Yokoi hits hundreds of balls a day on driving ranges from Bakersfield to Yuma to Macon to New Haven and he seldom makes expenses. Endlessly fiddling with his swing, he watches himself and tour eponym Ben Hogan on video tape. (Yokoi's video camera and VCR are his only pricey possessions.) One win, he thinks as he compares Hogan's swing with his own, always falling short. He opens his hips an instant too soon, the ball hooks directly to jail. Fix that for one week, he thinks (though by doing so, he may delay his hip turn and push the ball to the right). Fix that for a week and make a few putts; one win in 1991 and I can afford to give my wife a week off from caddying. And one win could lead to two. Two wins make me a probable top-five finisher on the Hogan Tour, and the top five go directly to the big tour, bypassing Q School.

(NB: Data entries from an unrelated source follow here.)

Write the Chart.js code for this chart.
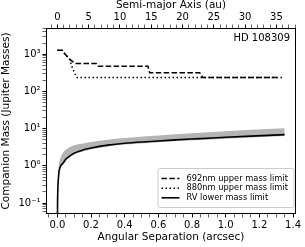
<!DOCTYPE html>
<html>
<head>
<meta charset="utf-8">
<script src="https://cdn.jsdelivr.net/npm/chart.js@4"></script>
<style>
  html, body { margin: 0; padding: 0; background: #fff; }
  canvas { display: block; }
</style>
</head>
<body>
<canvas id="massChart" width="305" height="247"></canvas>
<script>
// RV lower limit and its shaded band (arcsec / Jupiter masses)
const rvSep   = [0, 0.001, 0.003, 0.006, 0.01, 0.02, 0.035, 0.05, 0.075, 0.1, 0.15, 0.2, 0.3, 0.4, 0.55, 0.7, 0.85, 1.0, 1.15, 1.35];
const rvMass  = [0.01, 0.08, 0.25, 0.45, 0.7, 1.0, 1.2, 1.5, 1.85, 2.2, 2.65, 3.0, 3.6, 4.05, 4.5, 5.0, 5.4, 5.85, 6.3, 6.9];
const rvUpper = [0.01, 0.1, 0.35, 0.75, 1.15, 1.7, 2.3, 2.7, 3.2, 3.55, 4.0, 4.4, 5.0, 5.6, 6.3, 7.1, 7.8, 8.5, 9.3, 10.3];
const rvLower = [0.01, 0.07, 0.22, 0.41, 0.64, 0.92, 1.1, 1.38, 1.7, 2.02, 2.44, 2.76, 3.3, 3.72, 4.14, 4.6, 4.97, 5.38, 5.8, 6.35];

// imaging upper limits
const sep692  = [0, 0.028, 0.05, 0.075, 0.1, 0.111, 0.23, 0.24, 0.538, 0.548, 0.846, 0.864, 1.32];
const mass692 = [1280, 1280, 950, 720, 600, 564, 564, 477, 477, 316, 316, 236, 236];
const sep880  = [0, 0.028, 0.05, 0.071, 0.09, 0.115, 1.34];
const mass880 = [1280, 1280, 950, 780, 420, 236, 236];

const sepTicks = [0.0, 0.2, 0.4, 0.6, 0.8, 1.0, 1.2, 1.4];
const auTicks = [0, 5, 10, 15, 20, 25, 30, 35];
const massExps = [-1, 0, 1, 2, 3];
const seriesNames = ['692nm upper mass limit', '880nm upper mass limit', 'RV lower mass limit'];
const starName = 'HD 108309';
const auPerArcsec = 26.9;

const xMin = -0.0675, xMax = 1.4175;
const yMin = 0.0507, yMax = 5080;

const pts = (xs, ys) => xs.map((x, i) => ({ x: x, y: ys[i] }));
const sup = { '-': '⁻', '0': '⁰', '1': '¹', '2': '²', '3': '³', '4': '⁴', '5': '⁵' };
const near = (a, b) => Math.abs(a - b) < 1e-6;

Chart.defaults.font.family = '"DejaVu Sans", sans-serif';
Chart.defaults.color = '#000';

const frame = {
  id: 'frame',
  afterDraw(chart) {
    const { ctx, chartArea: a } = chart;
    ctx.save();
    ctx.strokeStyle = '#000';
    ctx.lineWidth = 1;
    ctx.strokeRect(Math.round(a.left) + 0.5, Math.round(a.top) + 0.5,
                   Math.round(a.right - a.left) - 1, Math.round(a.bottom - a.top) - 1);

    ctx.font = '10px "DejaVu Sans"';
    ctx.textAlign = 'right';
    ctx.textBaseline = 'middle';
    ctx.fillStyle = '#000';
    ctx.fillText(starName, a.right - 6, a.top + 10.5);

    // legend in the lower right corner
    const w = 136, h = 39;
    const x = a.right - 2 - w, y = a.bottom - 6.5 - h;
    ctx.beginPath();
    ctx.roundRect(x, y, w, h, 2);
    ctx.fillStyle = 'rgba(255,255,255,0.8)';
    ctx.fill();
    ctx.strokeStyle = '#cccccc';
    ctx.stroke();
    ctx.font = '8.3px "DejaVu Sans"';
    ctx.textAlign = 'left';
    seriesNames.forEach((name, i) => {
      const ds = chart.data.datasets.find(d => d.label === name);
      const yy = y + 10 + i * 9.65;
      ctx.beginPath();
      ctx.setLineDash(ds.borderDash || []);
      ctx.strokeStyle = ds.borderColor;
      ctx.lineWidth = ds.borderWidth;
      ctx.moveTo(x + 3.5, yy);
      ctx.lineTo(x + 21.5, yy);
      ctx.stroke();
      ctx.setLineDash([]);
      ctx.fillStyle = '#000';
      ctx.fillText(name, x + 28.5, yy);
    });
    ctx.restore();
  }
};

const tickGrid = (isMajor) => ({
  drawOnChartArea: false,
  drawTicks: true,
  tickLength: 3.5,
  tickColor: '#000',
  tickWidth: c => (c.tick && isMajor(c.tick.value)) ? 1 : 0.6
});

const isSepMajor = v => sepTicks.some(t => near(t, v));
const isAuMajor = v => auTicks.some(t => near(t, v));
const isMassMajor = v => massExps.some(e => Math.abs(Math.log10(v) - e) < 1e-6);

const ctx = document.getElementById('massChart').getContext('2d');
const massChart = new Chart(ctx, {
  type: 'line',
  data: {
    datasets: [{
      label: seriesNames[0],
      data: pts(sep692, mass692),
      borderColor: '#000',
      borderWidth: 1.5,
      borderDash: [5.5, 2.4],
      pointRadius: 0,
      fill: false
    }, {
      label: seriesNames[1],
      data: pts(sep880, mass880),
      borderColor: '#000',
      borderWidth: 1.5,
      borderDash: [1.5, 2.5],
      pointRadius: 0,
      fill: false
    }, {
      label: seriesNames[2],
      data: pts(rvSep, rvMass),
      borderColor: '#000',
      borderWidth: 1.6,
      pointRadius: 0,
      cubicInterpolationMode: 'monotone',
      fill: false
    }, {
      data: pts(rvSep, rvUpper),
      borderWidth: 0,
      pointRadius: 0,
      cubicInterpolationMode: 'monotone',
      backgroundColor: 'rgb(180,180,180)',
      fill: '+1'
    }, {
      data: pts(rvSep, rvLower),
      borderWidth: 0,
      pointRadius: 0,
      cubicInterpolationMode: 'monotone',
      fill: false
    }]
  },
  options: {
    responsive: false,
    animation: false,
    devicePixelRatio: 1,
    events: [],
    layout: { padding: { left: 0, right: 9, top: 0, bottom: 0 } },
    plugins: { legend: { display: false }, tooltip: { enabled: false } },
    scales: {
      x: {
        type: 'linear',
        position: 'bottom',
        min: xMin,
        max: xMax,
        afterBuildTicks: s => {
          const t = [];
          for (let i = -1; i <= 28; i++) t.push({ value: Math.round(i * 5) / 100 });
          s.ticks = t.filter(k => k.value >= xMin && k.value <= xMax);
        },
        ticks: {
          autoSkip: false, maxRotation: 0, padding: 2,
          font: { size: 10 },
          callback: v => isSepMajor(v) ? v.toFixed(1) : ''
        },
        grid: tickGrid(isSepMajor),
        border: { display: false },
        title: {
          display: true, text: 'Angular Separation (arcsec)',
          font: { size: 10.5, lineHeight: 1 }, padding: { top: 0, bottom: 4 }
        },
        afterFit: s => { s.height = 33; }
      },
      x2: {
        type: 'linear',
        position: 'top',
        min: xMin * auPerArcsec,
        max: xMax * auPerArcsec,
        afterBuildTicks: s => {
          const t = [];
          for (let i = -1; i <= 38; i++) t.push({ value: i });
          s.ticks = t.filter(k => k.value >= s.min && k.value <= s.max);
        },
        ticks: {
          autoSkip: false, maxRotation: 0, padding: 1.5,
          font: { size: 10 },
          callback: v => isAuMajor(v) ? String(v) : ''
        },
        grid: tickGrid(isAuMajor),
        border: { display: false },
        title: {
          display: true, text: 'Semi-major Axis (au)',
          font: { size: 10.5, lineHeight: 1 }, padding: { top: 0.5, bottom: 0 }
        },
        afterFit: s => { s.height = 28; }
      },
      y: {
        type: 'logarithmic',
        min: yMin,
        max: yMax,
        afterBuildTicks: s => {
          const t = [];
          for (let e = -2; e <= 3; e++) {
            for (let m = 1; m <= 9; m++) t.push({ value: m * Math.pow(10, e) });
          }
          s.ticks = t.filter(k => k.value >= yMin && k.value <= yMax);
        },
        ticks: {
          autoSkip: false, padding: 2,
          font: { size: 10 },
          callback: v => {
            if (!isMassMajor(v)) return '';
            const e = String(Math.round(Math.log10(v)));
            return '10' + e.split('').map(c => sup[c]).join('');
          }
        },
        grid: tickGrid(isMassMajor),
        border: { display: false },
        title: {
          display: true, text: 'Companion Mass (Jupiter Masses)',
          font: { size: 10.5, lineHeight: 1 }, padding: { top: 1.5, bottom: 0 }
        },
        afterFit: s => { s.width = 46; }
      }
    }
  },
  plugins: [frame]
});
</script>
</body>
</html>
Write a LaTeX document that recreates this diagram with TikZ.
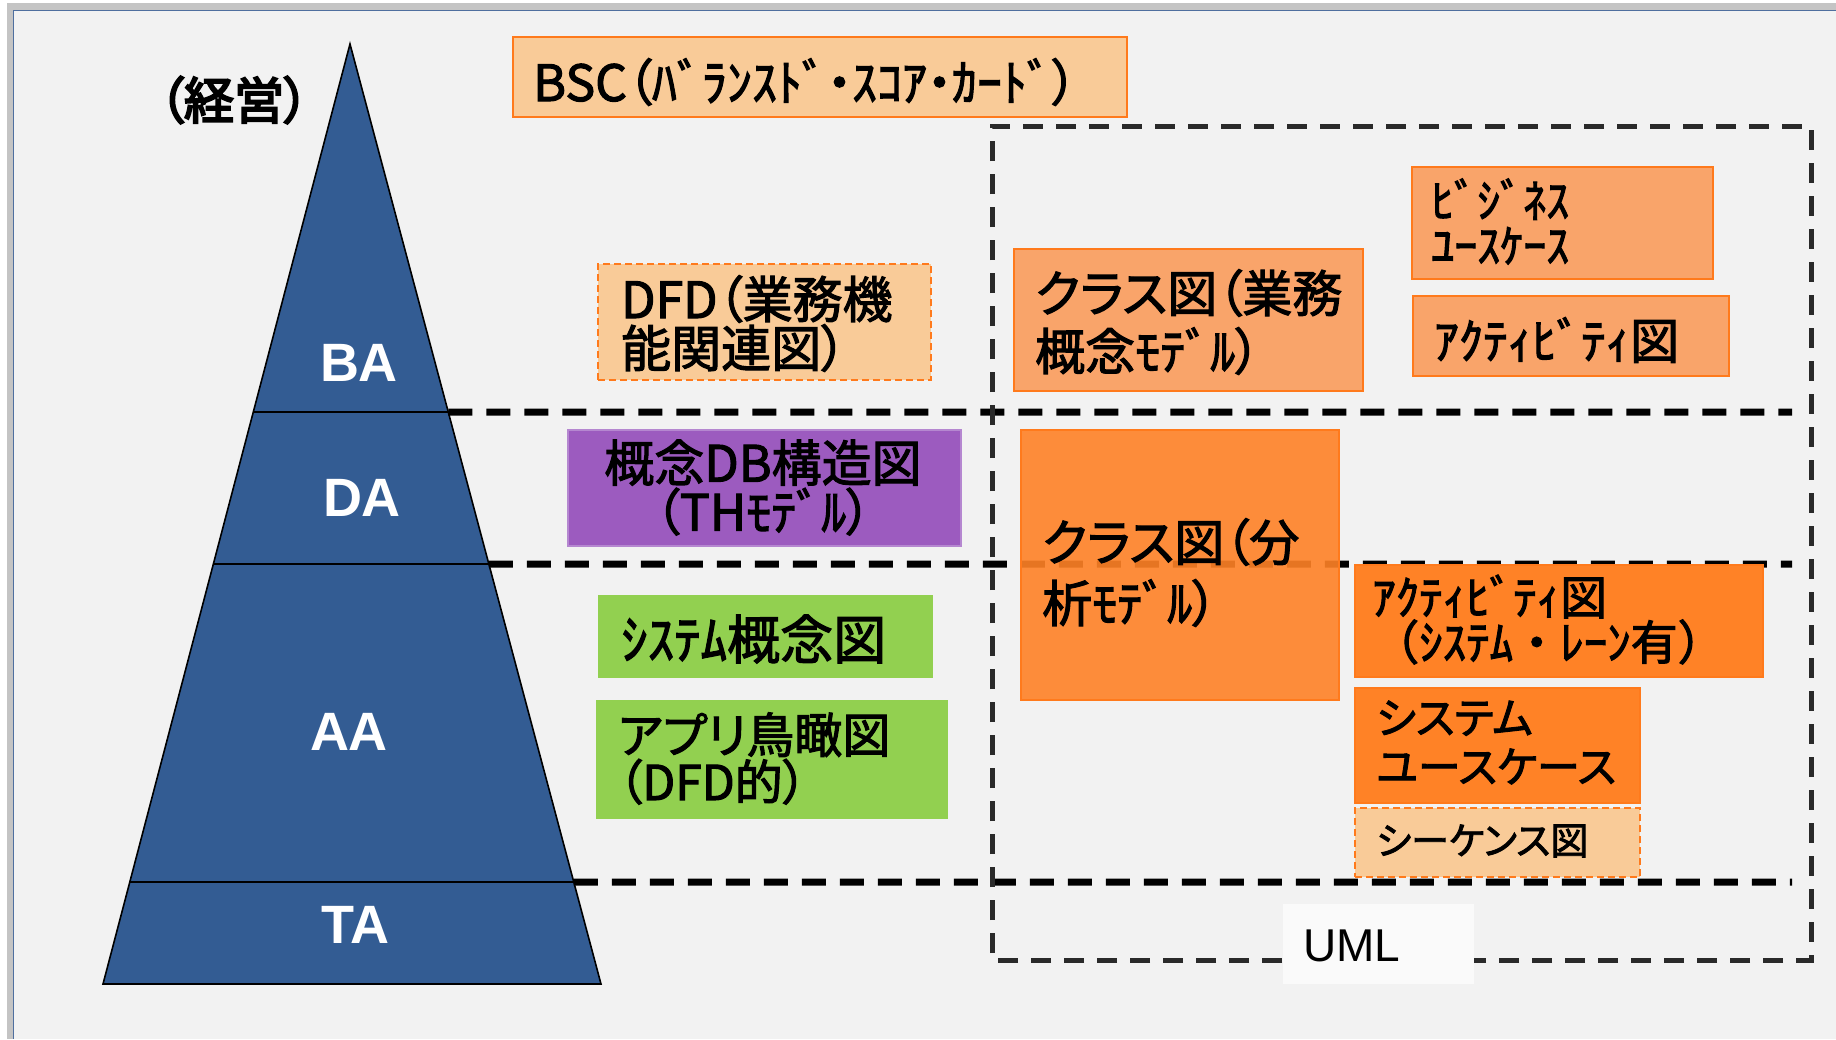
\documentclass[tikz,border=0pt]{standalone}
\usepackage{fontspec}
\setmainfont{Liberation Sans}
\newfontfamily\jp[RawFeature=+palt,FakeBold=2.2]{Noto Sans CJK JP}
\newfontfamily\jpb[RawFeature=+palt,FakeBold=4]{Noto Sans CJK JP}
\newfontfamily\jpf[FakeBold=2.2]{Noto Sans CJK JP}
\newfontfamily\lab{Liberation Sans}
\usetikzlibrary{calc}
\definecolor{bgc}{HTML}{F2F2F2}
\definecolor{lor}{HTML}{F9CB98}
\definecolor{mor}{HTML}{F9A46A}
\definecolor{bor}{HTML}{FF8226}
\definecolor{orl}{HTML}{FF7A1C}
\definecolor{pur}{HTML}{9C5BBF}
\definecolor{purl}{HTML}{B587D0}
\definecolor{grn}{HTML}{92D050}
\definecolor{tri}{HTML}{335C93}
\definecolor{umlc}{HTML}{2A2A2A}
\definecolor{frame}{HTML}{C4C4C4}
\definecolor{frameb}{HTML}{4F6F9F}
\tikzset{
  bx/.style={rectangle, inner sep=0pt, anchor=north west, line width=2pt},
  tx/.style={inner sep=0pt, anchor=west, align=left, text=black},
  lvl/.style={text=white, font=\lab\bfseries\fontsize{54}{54}\selectfont, inner sep=0pt},
  solidlvl/.style={line width=1.6pt, black},
  dashlvl/.style={line width=7pt, black, dash pattern=on 24pt off 14pt},
  umlline/.style={line width=5pt, umlc, dash pattern=on 20pt off 13pt},
  boxdash/.style={dash pattern=on 7pt off 4pt},
}
\begin{document}
\begin{tikzpicture}[x=1pt,y=-1pt]
\useasboundingbox (0,0) rectangle (1836,1039);
\fill[white] (0,0) rectangle (1836,1039);
\fill[frame] (7,3) rectangle (1836,1039);
\fill[bgc] (13,10) rectangle (1836,1039);
\draw[frameb, line width=1.2pt] (13.5,1039) -- (13.5,10.5) -- (1836,10.5);

% pyramid
\coordinate (apex) at (350,44);
\coordinate (bl) at (103,984);
\coordinate (br) at (601,984);
\filldraw[fill=tri, draw=black, line width=1.6pt] (apex) -- (bl) -- (br) -- cycle;
\coordinate (l1) at ($(apex)!0.3915!(bl)$);
\coordinate (r1) at ($(apex)!0.3915!(br)$);
\coordinate (l2) at ($(apex)!0.5532!(bl)$);
\coordinate (r2) at ($(apex)!0.5532!(br)$);
\coordinate (l3) at ($(apex)!0.8915!(bl)$);
\coordinate (r3) at ($(apex)!0.8915!(br)$);
\coordinate (e1) at (1792,412);
\coordinate (e2) at (1792,564);
\coordinate (e3) at (1792,882);
\draw[solidlvl] (l1) -- (r1);
\draw[solidlvl] (l2) -- (r2);
\draw[solidlvl] (l3) -- (r3);
\draw[dashlvl] (r1) -- (e1);
\draw[dashlvl] (r2) -- (e2);
\draw[dashlvl] (r3) -- (e3);

\node[lvl] (ba) at (359,363) {BA};
\node[lvl] (da) at (362,498) {DA};
\node[lvl] (aa) at (349,732) {AA};
\node[lvl] (ta) at (355,925) {TA};
\node[inner sep=0pt, font=\jpb\fontsize{50}{50}\selectfont] (keiei) at (234,100) {（経営）};

% UML frame
\coordinate (u1) at (1282,960);
\coordinate (u2) at (992,960);
\coordinate (u3) at (992,126);
\coordinate (u4) at (1811,126);
\coordinate (u5) at (1811,960);
\coordinate (u6) at (1473,960);
\draw[umlline] (u1) -- (u2) -- (u3) -- (u4) -- (u5) -- (u6);

% boxes
\node[bx, draw=orl, fill=lor, minimum width=614, minimum height=80] (bsc) at (512,36) {};
\node[tx, font=\jp\fontsize{50}{50}\selectfont] (bsct) at (533,82) {BSC（ﾊﾞﾗﾝｽﾄﾞ・ｽｺｱ・ｶｰﾄﾞ）};

\node[bx, draw=orl, fill=lor, boxdash, minimum width=333, minimum height=116] (dfd) at (597,263) {};
\node[tx, font=\jp\fontsize{50}{49}\selectfont] (dfdt) at (621,323.5) {DFD（業務機\\能関連図）};

\node[bx, draw=orl, fill=mor, minimum width=349, minimum height=142] (cls1) at (1013,248) {};
\node[tx, font=\jp\fontsize{50}{58}\selectfont] (cls1t) at (1035,322) {クラス図（業務\\概念ﾓﾃﾞﾙ）};

\node[bx, draw=orl, fill=mor, minimum width=301, minimum height=112] (buc) at (1411,166) {};
\node[tx, font=\jp\fontsize{46}{45}\selectfont] (buct) at (1431,221.5) {ﾋﾞｼﾞﾈｽ\\ﾕｰｽｹｰｽ};

\node[bx, draw=orl, fill=mor, minimum width=316, minimum height=80] (act1) at (1412,295) {};
\node[tx, font=\jp\fontsize{49}{49}\selectfont] (act1t) at (1434,340) {ｱｸﾃｨﾋﾞﾃｨ図};

\node[bx, draw=purl, fill=pur, minimum width=393, minimum height=116] (db) at (567,429) {};
\node[inner sep=0pt, align=center, text=black, font=\jp\fontsize{50}{49}\selectfont] (dbt) at (763,487.5) {概念DB構造図\\（THﾓﾃﾞﾙ）};

\node[bx, draw=orl, fill=bor, fill opacity=0.9, minimum width=318, minimum height=270] (cls2) at (1020,429) {};
\node[tx, font=\jp\fontsize{50}{61}\selectfont] (cls2t) at (1042,572.5) {クラス図（分\\析ﾓﾃﾞﾙ）};

\node[bx, draw=grn, fill=grn, minimum width=333, minimum height=81] (sys) at (598,595) {};
\node[tx, font=\jp\fontsize{53}{53}\selectfont] (syst) at (621,639) {ｼｽﾃﾑ概念図};

\node[bx, draw=grn, fill=grn, minimum width=350, minimum height=117] (app) at (596,700) {};
\node[tx, font=\jp\fontsize{48}{47}\selectfont] (appt) at (618,758.5) {アプリ鳥瞰図\\（DFD的）};

\node[bx, draw=orl, fill=bor, minimum width=408, minimum height=112] (act2) at (1354,564) {};
\node[tx, font=\jpf\fontsize{47}{45}\selectfont] (act2t) at (1372,619.5) {ｱｸﾃｨﾋﾞﾃｨ図\\（ｼｽﾃﾑ・ﾚｰﾝ有）};

\node[bx, draw=orl, fill=bor, minimum width=285, minimum height=115] (suc) at (1354,687) {};
\node[tx, font=\jp\fontsize{43}{49}\selectfont] (suct) at (1376,742.5) {システム\\ユースケース};

\node[bx, draw=orl, fill=lor, boxdash, minimum width=285, minimum height=69] (seq) at (1354,807) {};
\node[tx, font=\jp\fontsize{38}{38}\selectfont] (seqt) at (1376,841) {シーケンス図};

% UML label
\node[bx, fill=white!60!bgc, minimum width=191, minimum height=80] (umlbg) at (1282,903) {};
\node[tx, font=\lab\fontsize{46}{46}\selectfont] (uml) at (1303,946) {UML};
\end{tikzpicture}
\end{document}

On a windy Saturday in March, at Shreveport's Southern Trace Country Club, Yokoi never once hit his driver less than 280 yards. When one of his Shreveport thumpers rolled to a stop 310 yards from the tee, a local fan drawled, "Was that his drahhve?"
Carole, toting Yokoi's golf bag, stayed a discreet and very Asian ten yards behind her man as he strode through a dispiriting round. His gallery numbered two--Alan and Ilene Murakami had driven over from Texas to support their old friends. "A few years ago, Mickey and Carole had a chance to settle down. Mickey could have been an assistant pro," said Alan, a comfy suburbanite who is an account manager with a computer firm, "but they wanted to keep the dream alive." Watching one of Yokoi's three-foot putts lip out and return to sender, Alan Murakami shook his head. "Mickey always misses out, just by a hair." Then Alan, who carries a 16 handicap as a weekend golfer, said, "I still envy him. He gets to live the fantasy all of us golfers have."
At the 18th hole, a 527-yard par five, Yokoi hit a jumbo drive and a six iron that landed ten feet from the flag. Too bad it hit hot; the ball skipped into a trap behind the green. His bunker shot and Pyrrhic birdie putt drew applause but still meant 73-76. Yokoi didn't need to check the scoreboard to know he had missed the cùt. He went straight to the sun deck at Southern Trace, where he and Carole and the Murakamis ordered gumbo, sandwiches and lemonade. Sitting in the sun with his wife/caddie and his friends/gallery, enjoying his view of the 18th green, he made a fist and hit himself on the head. "I hate it," Yokoi said. "I hate missing cuts at a place like this. It's so nice being out here, then you have to leave so soon."
His eighth Q School was eight months away.